The parts are cheaper. It's not as if they are the same parts at a lower price. All we're saying is to use exactly the same margins and simply pass on the savings to us of not bundling a screen and not using mobile components.
That the margins are the same does not mean that Apple makes the same amount of money. 30% margins on $1000 is $300. 30% margins on $2000 is $600. Therefore you need to sell 2 $1000 machines to make the same $600.
And you're defending that kind of thing? You think it's right for Apple to make stupid computer configurations so that it's hard for people to tell how badly they are being ripped off?
I guarantee you that if Apple made towers folks would directly compare them against the equivalent Dell and HP and notice right away the "Apple Tax" and ignore the fact that Apple has to build its own OS and ecosystem to maintain that Apple ease of use.
For the iMac you also pay for the elegant form factor and reduced footprint at the cost of mobile parts. These features are unique enough that they defy direct comparison with competitor products...like towers.
So where's the problem? Apple make the sales one way or another and as I've said before, PC users will be far more likely to buy a familiar form factor than an AIO.

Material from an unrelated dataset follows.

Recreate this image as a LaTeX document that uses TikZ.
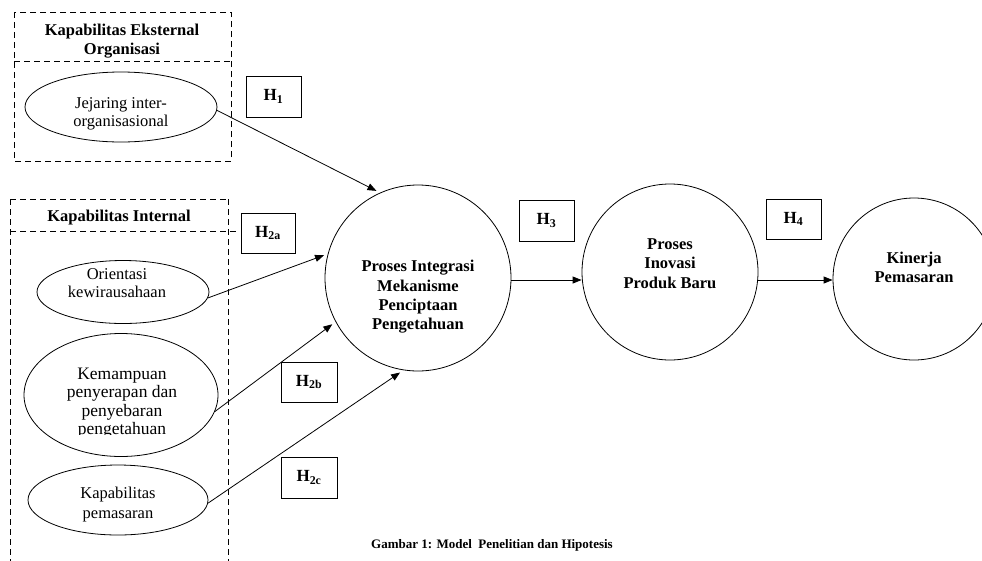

The problem is that Apple makes less money which means it has less money to invest in in new products like the iPhone and aTV. Note that one is a hit...and the other not. It also has less to invest in improving OSX.
Wrong. They will see a much more nicely designed product and weigh up whether or not it's worth paying a paltry 18% more (about £100-200) for a beautiful, small, easily configured machine that can run both OS X and Windows or Linux (though most consumers don't even know what Linux is) and fits better with their ipod/iphone.
A paltry 18% more? Small and easy to configure TOWER? Nay, I say the folks that care about the form factor to have a tower also don't want to pay a "paltry" 18% more for a machine that they will need to install XP/Vista to play games.
Again I don't expect a majority to go for this as the majority want dirt cheap, rock bottom prices. However, it will appeal to the people who want to spend a bit extra for a good machine but the same people who don't want to be ripped off with novelty products that don't satisfy their needs.
So buy a frigging Dell if Apple is ripping you off. As I've said in other threads, the only thin Apple needs in the lineup is a $1699 Mac pro single Xeon.